“Perintah yang kedua ialah: Kasihilah sesamamu manusia seperti dirimu sendiri. Tidak ada perintah lain yang lebih utama daripada kedua perintah ini.”
Markus 12: 31 (TB-2)
Apakah kasih merupakan sesuatu yang dapat dilakukan atau hanya sekadar ajaran? Mungkin banyak di antara kita yang cukup optimis bahwa kasih dapat diwujudnyatakan. Beberapa tokoh dunia seperti Mahatma Gandhi dan Mother Teresa pun menunjukkan pedoman yang sama. Permasalahannya, kenyataan hidup yang ada justru tidak menunjukkan bahwa dunia ini sedang dipenuhi oleh kasih yang semestinya menghasilkan kedamaian. Bahkan, kita pun dapat dengan mudah menemukan beragam aksi dan berita di media-media sosial seperti Instagram dan Facebook yang cenderung memprovokasi orang lain untuk membenci, memfitnah dan memojokkan pribadi atau kelompok tertentu. Jika demikian, benarkah kasih hanya konsep abstrak yang tidak bisa diwujudkan?
Markus 12: 28-34 dengan sangat tegas dan lugas sedang memposisikan kasih sebagai bagian utama dalam kehidupan manusia. Artinya, sebagai umat manusia, secara khusus yang percaya kepada Yesus Kristus, kita tidak dapat melakukan tawar-menawar perihal kasih. Namun, melakukan kasih memang bukanlah perkara mudah. Apalagi, ketika kita mengetahui bahwa seseorang yang membuat luka di hati kita sedang berada dalam kondisi lemah sehingga menjadi kesempatan untuk melancarkan balas dendam kepadanya.
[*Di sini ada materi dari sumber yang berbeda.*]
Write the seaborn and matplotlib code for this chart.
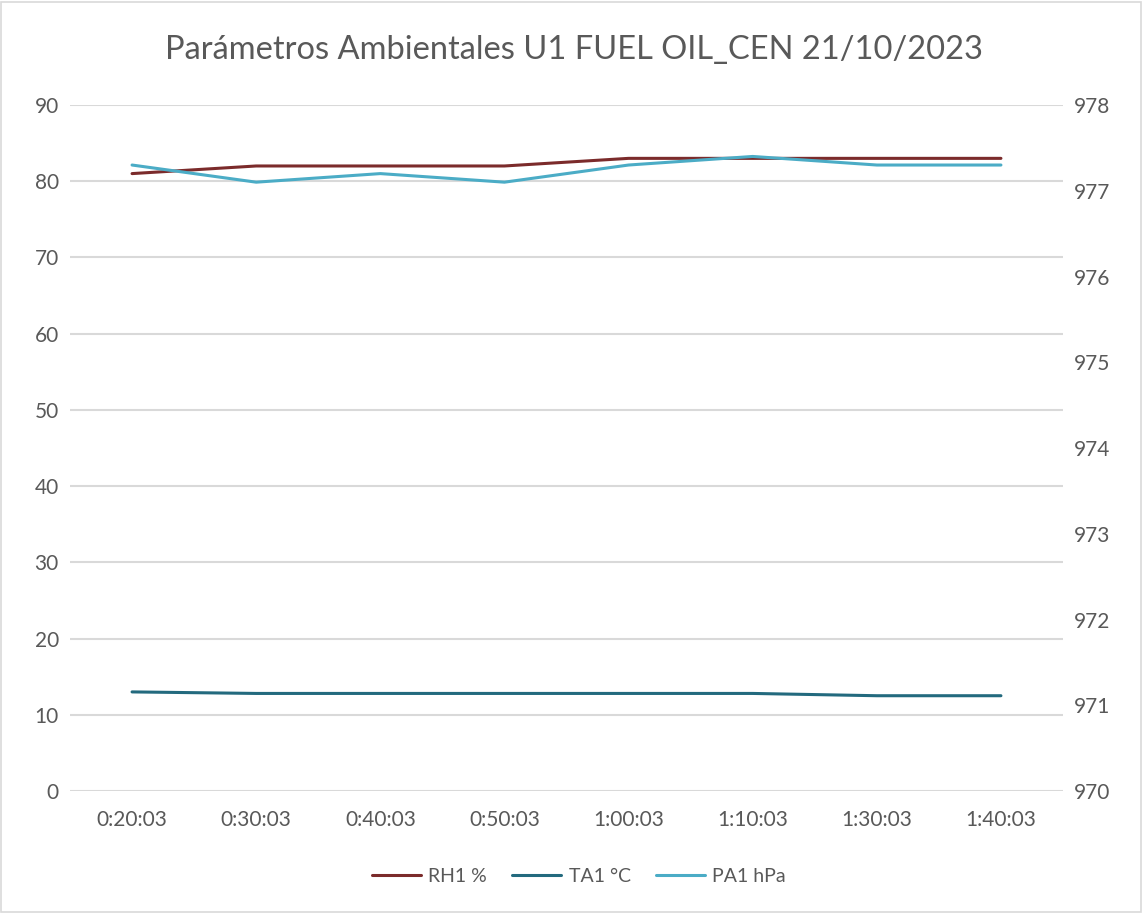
import numpy as np
import pandas as pd
import matplotlib
matplotlib.use("Agg")
import matplotlib.pyplot as plt
import seaborn as sns
from matplotlib.patches import Rectangle
from matplotlib.lines import Line2D

times = ["0:20:03", "0:30:03", "0:40:03", "0:50:03", "1:00:03", "1:10:03", "1:30:03", "1:40:03"]
rh1 = [81, 82, 82, 82, 83, 83, 83, 83]
ta1 = [13.0, 12.8, 12.8, 12.8, 12.8, 12.8, 12.5, 12.5]
pa1 = [977.3, 977.1, 977.2, 977.1, 977.3, 977.4, 977.3, 977.3]

c_rh = "#7B2B2B"
c_ta = "#236A7E"
c_pa = "#4BACC6"
txt = "#595959"

sns.set_theme(style="white")
plt.rcParams['font.family'] = ['Lato', 'DejaVu Sans']

fig = plt.figure(figsize=(11.43, 9.13), dpi=100)
ax = fig.add_axes([70/1143, 1 - 791/913, (1063-70)/1143, (791-105)/913])
ax2 = ax.twinx()

df = pd.DataFrame({"i": np.arange(len(times)), "rh": rh1, "ta": ta1, "pa": pa1})
sns.lineplot(data=df, x="i", y="rh", ax=ax, color=c_rh, linewidth=2.2)
sns.lineplot(data=df, x="i", y="ta", ax=ax, color=c_ta, linewidth=2.2)
sns.lineplot(data=df, x="i", y="pa", ax=ax2, color=c_pa, linewidth=2.2)

ax.set_ylim(0, 90)
ax.set_yticks(np.arange(0, 91, 10))
ax2.set_ylim(970, 978)
ax2.set_yticks(np.arange(970, 979, 1))
ax.set_xlim(-0.5, len(times) - 0.5)
ax.set_xticks(range(len(times)))
ax.set_xticklabels(times)
ax.yaxis.grid(True, color="#D9D9D9", linewidth=1.5)
ax.set_axisbelow(True)
for a in (ax, ax2):
    for s in a.spines.values():
        s.set_visible(False)
    a.set_xlabel("")
    a.set_ylabel("")
    a.tick_params(length=0, labelsize=15, colors=txt)
ax.tick_params(axis="y", pad=8)
ax2.tick_params(axis="y", pad=8)
ax.tick_params(axis="x", pad=14)

fig.text(574/1143, 1 - 50/913, "Parámetros Ambientales U1 FUEL OIL_CEN 21/10/2023",
         ha="center", va="center", fontsize=23.5, color=txt)

handles = [Line2D([], [], color=c_rh, lw=2.2), Line2D([], [], color=c_ta, lw=2.2),
           Line2D([], [], color=c_pa, lw=2.2)]
fig.legend(handles, ["RH1 %", "TA1 °C", "PA1 hPa"], loc="center",
           bbox_to_anchor=(579/1143, 1 - 876/913), ncol=3, frameon=False,
           fontsize=14, labelcolor=txt, handlelength=2.5, columnspacing=1.3, handletextpad=0.4)

fig.add_artist(Rectangle((1/1143, 1/913), 1 - 3/1143, 1 - 3/913, transform=fig.transFigure,
                         fill=False, edgecolor="#D9D9D9", linewidth=1.2))
fig.savefig("out.png", dpi=100, facecolor="white")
Makna kasih pun dapat kita definisikan ke dalam dua hakikat, yakni: kasih yang pura-pura dan kasih yang tulus. Kasih yang pura-pura merupakan tindakan yang dilandaskan oleh ketidak tulusan yang selalu mengharapkan sesuatu darinya. Manusia dengan kasih yang pura-pura selalu memberi tempat bagi ‘makhluk’ yang bernama ‘kejahatan’ untuk tinggal di dalam hatinya. Parahnya, ia seperti memiliki peliharaan kesayangan yang selalu diperhatikan, diberi makan-minum agar tumbuh besar. Alhasil, setiap orang yang hidup dengan kasih yang pura-pura cenderung dipenuhi oleh amarah, kebencian, dendam maupun siasat licik sebagai hasil dari kejahatan di dalam hatinya.
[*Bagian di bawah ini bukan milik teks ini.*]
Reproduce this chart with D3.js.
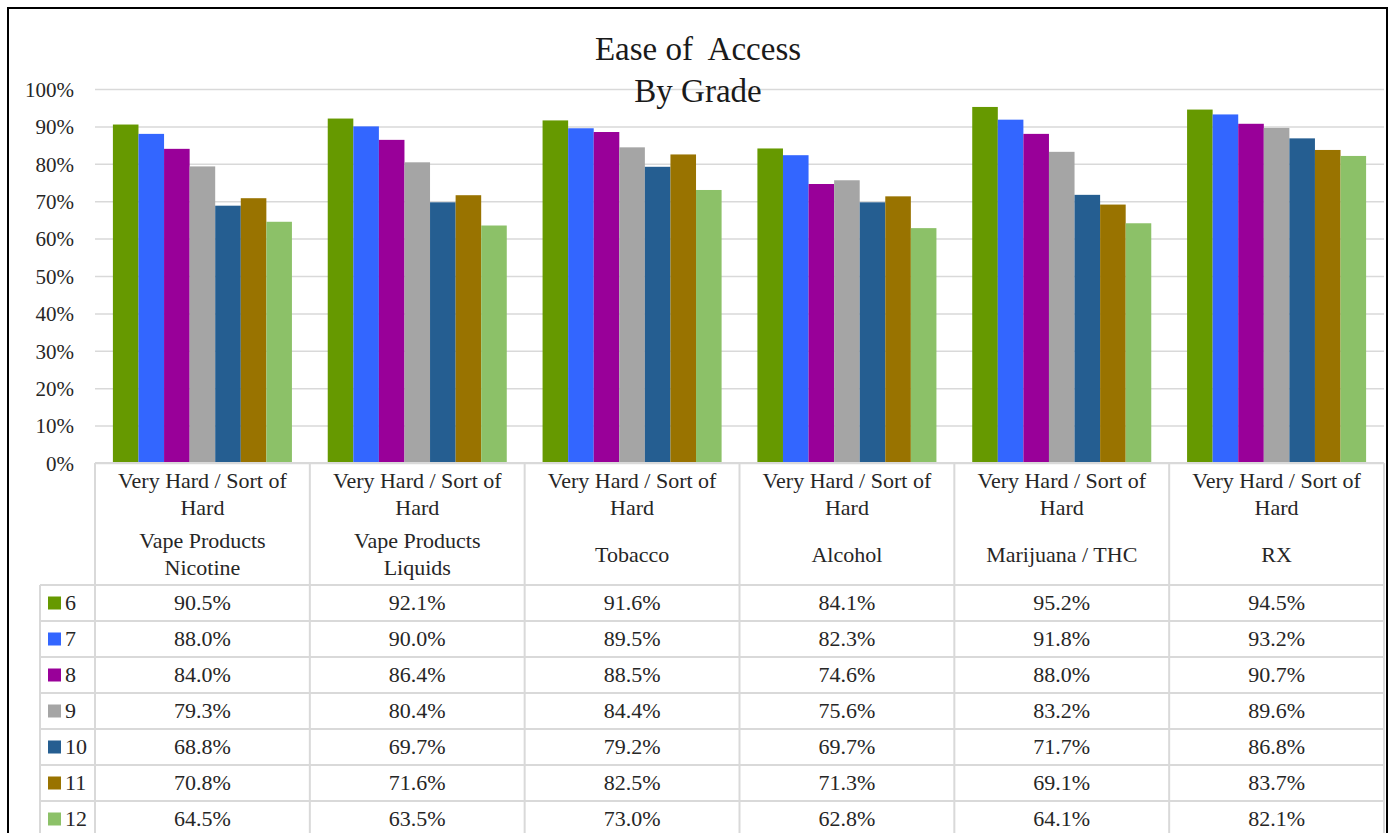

Selain itu, ada pula hakikat kasih yang tulus. Manusia dengan kasih yang tulus selalu memberi tempat bagi makhluk yang bernama kebaikan untuk tinggal di dalam hatinya. Ia selalu dengan setia memberikan perhatian, memberi makan-minum agar kebaikan itu dapat bertumbuh. Bagaimana caranya merawat kebaikan tersebut? Firman Allah! Alhasil, ketika ada orang yang melukai hatinya, ia tertolong untuk tidak hidup di dalam luka tersebut. Bahkan, ia dapat menemui ketenangan untuk menghadapinya hingga nantinya mendapatkan sukacita, seperti kesaksian Mazmur 23:2, “Ia membaringkan aku di padang yang berumput hijau, Ia membimbing aku ke air yang tenang.”
Kita perlu menjadi manusia yang menikmati kasih Allah secara aktif dengan cara melakukan kasih itu di dalam kehidupan. Sekarang, kita berada di antara dua pilihan kasih: pura-pura atau tulus. Ajaran yang diberikan oleh Tuhan Yesus Kristus adalah jelas, yaitu kita diharapkan untuk memiliki kasih tulus. Apakah hal tersebut dapat diwujudkan? Sudah tentu bisa. Sekarang, yang perlu kita lakukan adalah mengevaluasi diri dan bertanya, “Apakah saya bersedia untuk melakukan kasih?”